Return nothing but the lines from the one with "Rebuild this chart" through the one with "cx, cy, radius = 251, H - 244, 236" in the data below, word for word and without pictures.

## start Available records

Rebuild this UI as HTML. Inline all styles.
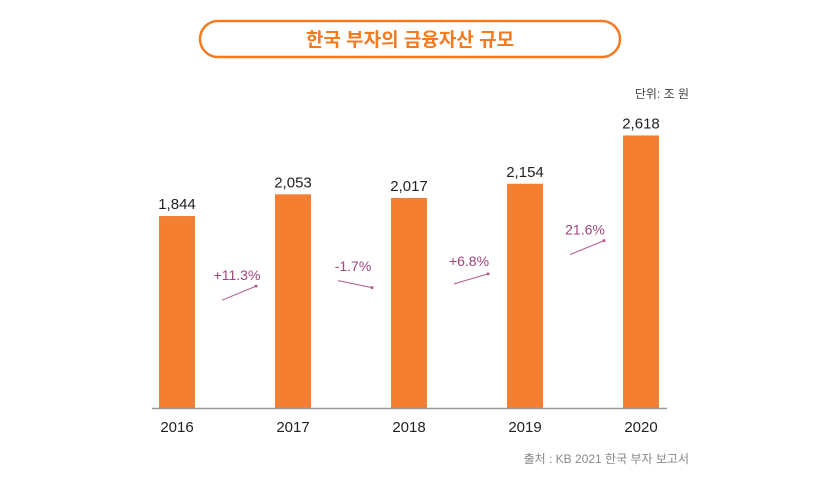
<!DOCTYPE html>
<html><head><meta charset="utf-8"><style>
body{margin:0;background:#fff;width:820px;height:497px;overflow:hidden;font-family:"Liberation Sans","Noto Sans CJK KR",sans-serif}
</style></head><body>
<svg width="820" height="497">
<rect x="200" y="21" width="420" height="36" rx="18" fill="#fff" stroke="#f47a20" stroke-width="2.5"/>
<text x="410" y="46" text-anchor="middle" font-size="19" font-weight="bold" fill="#f47a20" font-family="Liberation Sans, Noto Sans CJK KR, sans-serif">한국 부자의 금융자산 규모</text>
<text x="689" y="98" text-anchor="end" font-size="12" fill="#444">단위: 조 원</text>
<g id="bars"></g>
<line x1="152" y1="408.5" x2="667" y2="408.5" stroke="#999" stroke-width="1.5"/>
<text x="689" y="463" text-anchor="end" font-size="12" fill="#888">출처 : KB 2021 한국 부자 보고서</text>
</svg>
<script>
const years=["2016","2017","2018","2019","2020"];
const values=[1844,2053,2017,2154,2618];
const growth=["+11.3%","-1.7%","+6.8%","21.6%"];
const ns="http://www.w3.org/2000/svg";
const g=document.getElementById('bars');
const y=v=>408-v*0.1041;
const xc=i=>177+i*116;
function mk(t,a){const e=document.createElementNS(ns,t);for(const k in a)e.setAttribute(k,a[k]);g.appendChild(e);return e;}
values.forEach((v,i)=>{
 const r=mk('rect',{x:xc(i)-18,y:y(v),width:36,height:408-y(v),fill:'#f47f30'});
 
 
 const t=mk('text',{x:xc(i),y:y(v)-7,'text-anchor':'middle','font-size':15,fill:'#222'});
 t.textContent=v.toLocaleString('en-US');
 
 
 const l=mk('text',{x:xc(i),y:432,'text-anchor':'middle','font-size':15,fill:'#222'});
 l.textContent=years[i];
 
 
});
growth.forEach((s,i)=>{
 const x0=xc(i)+45,x1=xc(i+1)-37;
 const d=y(values[i+1])-y(values[i]);
 const mag=Math.min(14,Math.max(7,Math.abs(d)*0.7));
 const dy=Math.sign(d)*mag;
 const my=y((values[i]+values[i+1])/2)+88;
 const a=mk('line',{x1:x0,y1:my-dy/2,x2:x1,y2:my+dy/2,stroke:'#b05a90','stroke-width':1});
 
 
 const h=mk('circle',{cx:x1,cy:my+dy/2,r:1.5,fill:'#b05a90'});
 
 
 const t=mk('text',{x:(x0+x1)/2-2,y:my-13,'text-anchor':'middle','font-size':14,fill:'#a0457e'});
 t.textContent=s;
 
 
});
</script>
</body></html>
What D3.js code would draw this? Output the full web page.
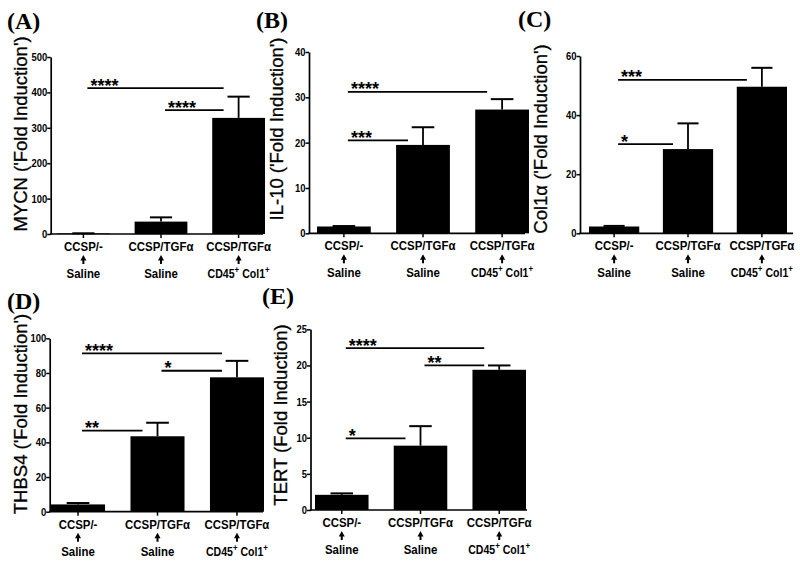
<!DOCTYPE html>
<html><head><meta charset="utf-8">
<script src="https://cdn.jsdelivr.net/npm/d3@7"></script>
<style>
body{margin:0;background:#fff}
svg{display:block}
</style></head>
<body>
<svg id="chart" width="800" height="566"></svg>
<script>
// ---------- data ----------
const groupTop = ["CCSP/-", "CCSP/TGFα", "CCSP/TGFα"];
const groupBottom = ["Saline", "Saline", "CD45+ Col1+"];

const panelLetters = ["(A)", "(B)", "(C)", "(D)", "(E)"];
const yTitles = ["MYCN ('Fold Induction')", "IL-10 ('Fold Induction')", "Col1α ('Fold Induction')",
                 "THBS4 ('Fold Induction')", "TERT (Fold Induction)"];

const mycnMean = [1.5, 35, 328];
const mycnErr  = [0.5, 12, 60];
const il10Mean = [1.5, 19.5, 27.3];
const il10Err  = [0.1, 3.9, 2.3];
const col1Mean = [2.3, 28.5, 49.6];
const col1Err  = [0.2, 8.7, 6.4];
const thbs4Mean = [4.2, 43.5, 77.5];
const thbs4Err  = [0.8, 7.8, 9.5];
const tertMean = [2.1, 8.9, 19.4];
const tertErr  = [0.2, 2.7, 0.6];

const mycnTicks = [0, 100, 200, 300, 400, 500];
const il10Ticks = [0, 10, 20, 30, 40];
const col1Ticks = [0, 20, 40, 60];
const thbs4Ticks = [0, 20, 40, 60, 80, 100];
const tertTicks = [0, 5, 10, 15, 20, 25];

// significance: [from group, to group, y value, stars]
const mycnSig = [[0, 2, 412, "****"], [1, 2, 350, "****"]];
const il10Sig = [[0, 2, 31.2, "****"], [0, 1, 20.5, "***"]];
const col1Sig = [[0, 2, 51.9, "***"], [0, 1, 30.2, "*"]];
const thbs4Sig = [[0, 2, 91.3, "****"], [1, 2, 81.3, "*"], [0, 1, 46.7, "**"]];
const tertSig = [[0, 2, 22.4, "****"], [1, 2, 20.0, "**"], [0, 1, 9.9, "*"]];

const means = [mycnMean, il10Mean, col1Mean, thbs4Mean, tertMean];
const errs = [mycnErr, il10Err, col1Err, thbs4Err, tertErr];
const ticks = [mycnTicks, il10Ticks, col1Ticks, thbs4Ticks, tertTicks];
const sigs = [mycnSig, il10Sig, col1Sig, thbs4Sig, tertSig];

// ---------- layout ----------
const layout = [
  {x0: 50.7, x1: 263, yTop: 57, yBot: 234, bandStart: 57, bandEnd: 265, titleX: 27, titleCY: 134, lx: 7, ly: 29},
  {x0: 309, x1: 525, yTop: 52, yBot: 233.3, bandStart: 317, bandEnd: 529, titleX: 283, titleCY: 129, lx: 256, ly: 28},
  {x0: 580, x1: 793, yTop: 56, yBot: 233.3, bandStart: 589, bandEnd: 787, titleX: 547, titleCY: 139, lx: 518, ly: 27},
  {x0: 49.7, x1: 263, yTop: 338.3, yBot: 511.7, bandStart: 51, bandEnd: 264, titleX: 27, titleCY: 414, lx: 7, ly: 309},
  {x0: 310.5, x1: 527, yTop: 329.3, yBot: 510, bandStart: 315, bandEnd: 526, titleX: 287, titleCY: 415, lx: 262, ly: 304}
];

const svg = d3.select("#chart");
const sans = "Arial, 'Liberation Sans', Helvetica, sans-serif";
const narrow = 0.88;
const tickNarrow = 0.86;

layout.forEach((L, p) => {
  const g = svg.append("g");
  const idx = [0, 1, 2];
  const x = d3.scaleBand().domain(idx).range([L.bandStart, L.bandEnd]).paddingInner(0.32).paddingOuter(0);
  const tv = ticks[p];
  const y = d3.scaleLinear().domain([0, d3.max(tv)]).range([L.yBot, L.yTop]);
  const bw = x.bandwidth();
  const cx = i => x(i) + bw / 2;

  // bars
  g.selectAll("rect.bar").data(idx).join("rect")
    .attr("x", i => x(i)).attr("width", bw)
    .attr("y", i => y(means[p][i])).attr("height", i => L.yBot - y(means[p][i]))
    .attr("fill", "#000");

  // error bars (upper)
  const capW = bw * 0.42;
  g.selectAll("line.ev").data(idx).join("line")
    .attr("x1", cx).attr("x2", cx)
    .attr("y1", i => y(means[p][i])).attr("y2", i => y(means[p][i] + errs[p][i]))
    .attr("stroke", "#000").attr("stroke-width", 1.8);
  g.selectAll("line.ec").data(idx).join("line")
    .attr("x1", i => cx(i) - capW / 2).attr("x2", i => cx(i) + capW / 2)
    .attr("y1", i => y(means[p][i] + errs[p][i])).attr("y2", i => y(means[p][i] + errs[p][i]))
    .attr("stroke", "#000").attr("stroke-width", 2);

  // y axis
  const yAxis = d3.axisLeft(y).tickValues(tv).tickSize(3.5).tickSizeOuter(0).tickFormat(d3.format("d"));
  const ya = g.append("g").attr("transform", `translate(${L.x0},0)`).call(yAxis);
  ya.select(".domain").attr("stroke", "#000").attr("stroke-width", 1.7);
  ya.selectAll(".tick line").attr("stroke", "#000").attr("stroke-width", 1.5);
  ya.selectAll(".tick text").attr("x", -3.5 / tickNarrow).attr("transform", `scale(${tickNarrow},1)`)
    .attr("font-family", sans).attr("font-weight", "bold")
    .attr("font-size", 11).attr("fill", "#000");

  // x axis line + ticks
  g.append("line").attr("x1", L.x0 - 0.8).attr("x2", L.x1).attr("y1", L.yBot).attr("y2", L.yBot)
    .attr("stroke", "#000").attr("stroke-width", 1.7);
  g.selectAll("line.xt").data(idx).join("line")
    .attr("x1", cx).attr("x2", cx).attr("y1", L.yBot).attr("y2", L.yBot + 4)
    .attr("stroke", "#000").attr("stroke-width", 1.5);

  // x labels (condensed bold)
  g.selectAll("text.xl1").data(idx).join("text")
    .attr("transform", i => `translate(${cx(i)},${L.yBot + 17}) scale(${narrow},1)`)
    .attr("text-anchor", "middle")
    .attr("font-family", sans).attr("font-weight", "bold").attr("font-size", 13)
    .text(i => groupTop[i]);
  // arrows
  g.selectAll("path.arrow").data(idx).join("path")
    .attr("d", i => `M${cx(i)},${L.yBot + 21} l-3,5.5 l6,0 z`)
    .attr("fill", "#000");
  g.selectAll("line.arrow").data(idx).join("line")
    .attr("x1", cx).attr("x2", cx).attr("y1", L.yBot + 25).attr("y2", L.yBot + 30)
    .attr("stroke", "#000").attr("stroke-width", 2);
  g.selectAll("text.xl2").data(idx).join("text")
    .attr("transform", i => `translate(${cx(i)},${L.yBot + 44}) scale(${narrow},1)`)
    .attr("text-anchor", "middle")
    .attr("font-family", sans).attr("font-weight", "bold").attr("font-size", 13)
    .each(function (i) {
      const t = d3.select(this);
      const parts = groupBottom[i].split(" ");
      if (groupBottom[i].includes("+")) {
        t.attr("font-size", 12);
        parts.forEach((w, k) => {
          const base = w.replace("+", "");
          t.append("tspan").attr("dy", k === 0 ? 0 : 5).text((k === 0 ? "" : " ") + base);
          t.append("tspan").attr("dy", -5).attr("font-size", 9).text("+");
        });
      } else {
        t.text(groupBottom[i]);
      }
    });

  // significance bars
  sigs[p].forEach(s => {
    const xa = cx(s[0]) + 4, xb = cx(s[1]) - 15, yy = y(s[2]);
    g.append("line").attr("x1", xa).attr("x2", xb).attr("y1", yy).attr("y2", yy)
      .attr("stroke", "#000").attr("stroke-width", 1.8);
    g.append("text").attr("x", xa + 3).attr("y", yy + 3.5)
      .attr("font-family", sans).attr("font-weight", "bold").attr("font-size", 18)
      .text(s[3]);
  });

  // y title
  g.append("text")
    .attr("transform", `translate(${L.titleX},${L.titleCY}) rotate(-90)`)
    .attr("text-anchor", "middle").attr("font-family", sans).attr("font-size", 18.5)
    .attr("stroke", "#000").attr("stroke-width", 0.3)
    .text(yTitles[p]);

  // panel letter
  g.append("text").attr("x", L.lx).attr("y", L.ly)
    .attr("font-family", "'Times New Roman', 'Liberation Serif', serif").attr("font-weight", "bold")
    .attr("font-size", 24).text(panelLetters[p]);
});
</script>
</body></html>
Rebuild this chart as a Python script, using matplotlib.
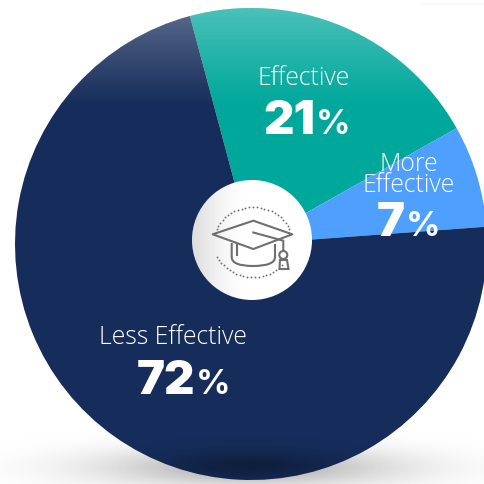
import numpy as np
import matplotlib
matplotlib.use("Agg")
import matplotlib.pyplot as plt
from matplotlib.patches import Circle, Polygon, PathPatch
from matplotlib.path import Path
from matplotlib.colors import LinearSegmentedColormap

# Survey shares, clockwise from the top-left slice
categories = ["Effective", "More\nEffective", "Less Effective"]
shares = [21, 7, 72]
colors = ["#00a79b", "#4f9fff", "#162d5b"]

W, H = 484, 484
cx, cy, radius = 251, H - 244, 236

fig = plt.figure(figsize=(W / 100, H / 100), dpi=100, facecolor="white")
ax = fig.add_axes([0, 0, 1, 1])

# Soft ground shadow beneath the disc
xx, yy = np.meshgrid(np.arange(W), np.arange(H))
ground = 0.30 * np.exp(-((xx - 250) / 150.0) ** 2 - ((yy - 16) / 20.0) ** 2)
black_fade = LinearSegmentedColormap.from_list(
    "black_fade", [(0, 0, 0, 0), (0, 0, 0, 1)])
ax.imshow(ground, origin="lower", extent=(0, W, 0, H), cmap=black_fade,
          vmin=0, vmax=1, zorder=0, interpolation="bilinear", aspect="auto")

wedges, _ = ax.pie(shares, colors=colors, startangle=105, counterclock=False,
                   center=(cx, cy), radius=radius, frame=True,
                   wedgeprops=dict(linewidth=0), normalize=True)
for w in wedges:
    w.set_zorder(1)

disc_clip = Circle((cx, cy), radius, transform=ax.transData)

# Light sheen at the top of the disc
sheen = np.clip((yy - (H - 108)) / 100.0, 0, 1) ** 1.1 * 0.30
white_fade = LinearSegmentedColormap.from_list(
    "white_fade", [(1, 1, 1, 0), (1, 1, 1, 1)])
im = ax.imshow(sheen, origin="lower", extent=(0, W, 0, H), cmap=white_fade,
               vmin=0, vmax=1, zorder=2, interpolation="bilinear", aspect="auto")
im.set_clip_path(disc_clip)

# Darkening along the bottom rim of the disc
rim = 0.32 * np.exp(-((xx - 250) / 85.0) ** 2 - ((yy - 18) / 14.0) ** 2)
im2 = ax.imshow(rim, origin="lower", extent=(0, W, 0, H), cmap=black_fade,
                vmin=0, vmax=1, zorder=2, interpolation="bilinear", aspect="auto")
disc_clip2 = Circle((cx, cy), radius, transform=ax.transData)
im2.set_clip_path(disc_clip2)

# Centre badge with a slight grey falloff on its left side
bx, by, br = 252, H - 240, 60
badge = np.clip(1 - (xx - (bx - br)) / 55.0, 0, 1) ** 1.5 * 0.14
ax.add_patch(Circle((bx, by), br, fc="white", ec="none", zorder=3))
im3 = ax.imshow(badge, origin="lower", extent=(0, W, 0, H), cmap=black_fade,
                vmin=0, vmax=1, zorder=4, interpolation="bilinear", aspect="auto")
im3.set_clip_path(Circle((bx, by), br, transform=ax.transData))


def P(x, y):
    return (x, H - y)


icon = "#6f6f6f"
lw = 1.5
# Mortarboard
ax.add_patch(Polygon([P(212.7, 234.3), P(253.3, 220.7), P(292.3, 234.3), P(253.3, 249)],
                     closed=True, fc="none", ec=icon, lw=lw, zorder=5, joinstyle="round"))
# Cord and tassel
ax.plot(*zip(P(253.3, 232.5), P(283.3, 240.7), P(283.3, 250)), color=icon, lw=lw, zorder=5)
ax.add_patch(Circle(P(283.3, 255), 4, fc="none", ec=icon, lw=lw, zorder=5))
ax.add_patch(Polygon([P(280, 260), P(287, 260), P(288.5, 269), P(279.5, 269)],
                     closed=True, fc="none", ec=icon, lw=lw, zorder=5))
# Cap body
body = Path([P(231.7, 243), P(231.7, 257), P(231.7, 266), P(253, 266), P(275, 266),
             P(275, 257), P(275, 244)],
            [Path.MOVETO, Path.LINETO, Path.CURVE3, Path.CURVE3, Path.CURVE3,
             Path.CURVE3, Path.LINETO])
ax.add_patch(PathPatch(body, fc="none", ec=icon, lw=lw, zorder=5))
ax.plot(*zip(P(236.7, 245), P(236.7, 255)), color=icon, lw=lw, zorder=5)
# Dotted halo around the cap
t = np.radians(np.linspace(22, 158, 25))
ax.scatter(253 + 35 * np.cos(t) * 1.12, H - 242 + 35 * np.sin(t), s=1.8, color=icon, lw=0, zorder=5)
t = np.radians(np.linspace(205, 318, 21))
ax.scatter(253 + 35 * np.cos(t) * 1.12, H - 242 + 35 * np.sin(t), s=1.8, color=icon, lw=0, zorder=5)

# Slice labels
light = dict(family="Open Sans", weight="light", color="white", zorder=6)
heavy = dict(family="Inter", weight="black", color="white", zorder=6)
medium = dict(family="Inter", weight="bold", color="white", zorder=6)


def value_label(x, y, value, size):
    ax.text(x, H - y, str(value), ha="right", va="baseline", fontsize=size, **heavy)
    ax.text(x + 1, H - y, "%", ha="left", va="baseline", fontsize=size * 0.72, **medium)


ax.text(304, H - 85, categories[0], ha="center", va="baseline", fontsize=17.8, **light)
value_label(315, 134, shares[0], 34)
ax.text(409, H - 192, categories[1], ha="center", va="baseline", fontsize=17.8,
        linespacing=0.78, **light)
value_label(405, 236, shares[1], 34)
ax.text(173, H - 344, categories[2], ha="center", va="baseline", fontsize=17.8, **light)
value_label(195, 394, shares[2], 34)

# Faint strip in the top-right corner
ax.plot([420, 484], [H - 4, H - 4], color="#f8f8f8", lw=1.2, zorder=0)

ax.set_xlim(0, W)
ax.set_ylim(0, H)
ax.set_aspect("auto")
ax.axis("off")
fig.savefig("out.png", dpi=100, facecolor="white")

## end Available records

#### Written answer
Rebuild this chart as a Python script, using matplotlib.
import numpy as np
import matplotlib
matplotlib.use("Agg")
import matplotlib.pyplot as plt
from matplotlib.patches import Circle, Polygon, PathPatch
from matplotlib.path import Path
from matplotlib.colors import LinearSegmentedColormap

# Survey shares, clockwise from the top-left slice
categories = ["Effective", "More\nEffective", "Less Effective"]
shares = [21, 7, 72]
colors = ["#00a79b", "#4f9fff", "#162d5b"]

W, H = 484, 484
cx, cy, radius = 251, H - 244, 236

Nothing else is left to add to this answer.